Apart from agreeing with what everyone else has said, my history with OJ is one step removed. My second cousin grew up and was close with the Kardashians and hence knew OJ and his kids and was part of that household ironically enough! That part of my family was sincerely shocked back then much like the Kardashians as they couldn't and didn't want to believe it. Natural I guess. My history is that during the trial I was graduating college and decided to do it via a night summer class to finish. SO, guess what I did all day - watched this trial. I was still considering law school and quite frankly OJ's trial team were some of my heroes at the time, I loved F. Lee Bailey and Alan Dershowitz so honestly it was fascinating spectacle.
That said, IMO, the defense team was brilliant start to finish, and Johnnie Cochran gave some of the most legendary criminal court moves/speeches ever. As a prelaw student, I was fascinated and at times in awe, as a human being, I was disgusted and disappointed because he was guilty. That said, you had probably the worst Prosecution team ever put together, some of the worst Detectives ever known and they got their rear end handed to them day after day. I kind of always thought that at least one juror voted not guilty due to the horrible performance of the prosecution. Funnily enough, as time distances itself, Marcia Clark became and help paint herself as a victim of injustice. Horse crap, the only victims were the families of the slain, not Marcia Clark. To put it blunt, she sucked and she is the ultimate reason OJ was acquitted. Period and end.

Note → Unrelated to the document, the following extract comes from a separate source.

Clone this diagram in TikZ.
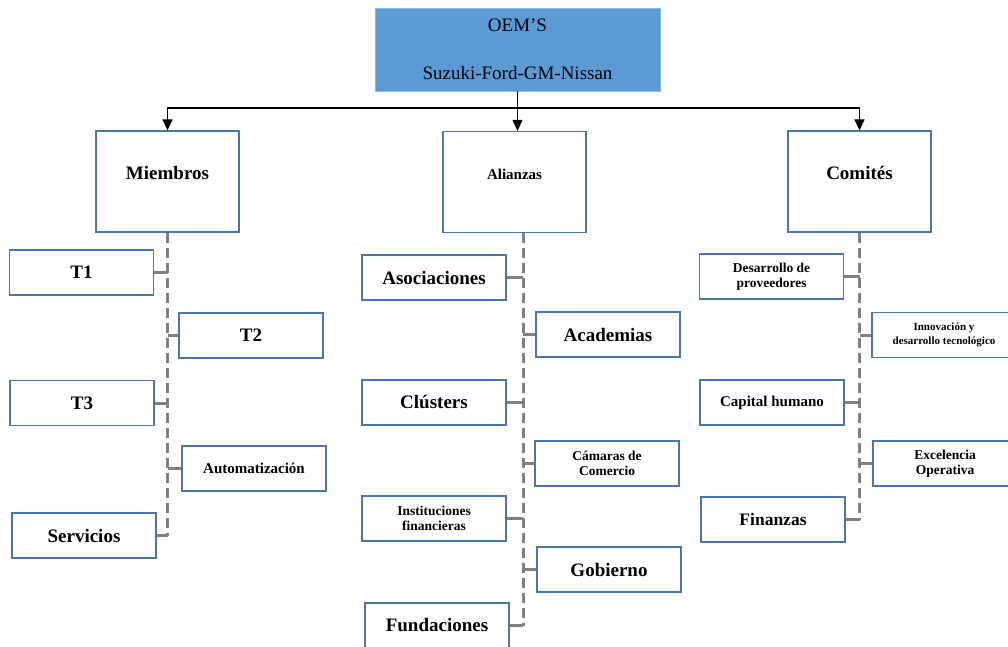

Anyhow, IMO, he was a football great, did a lot of good things, but in the end, whether it was a crime of passion, jealousy or just heinous, he killed two innocent people, and no one was to blame but himself. He ruined everything in the course of a New York minute. I personally believe that he had anger and lost emotional control and he committed murder. I also think he was very close to confessing it until Robert Kardashian (his friend and lawyer) did what a good attorney does and told him to "shut up". Then they assembled a team and that team looked at the investigation (botched that is) as well as the other side of incompetent attorneys and convinced him they could get a Not Guilty verdict and they did.
Final word - while watching that full trial day after day, I can tell you that there was no shock in my body when they said Not Guilty. As wrong a verdict as it was (time has proven that out), it was the verdict. It proves the old adage that you can get away with murder if you can afford the right attorney!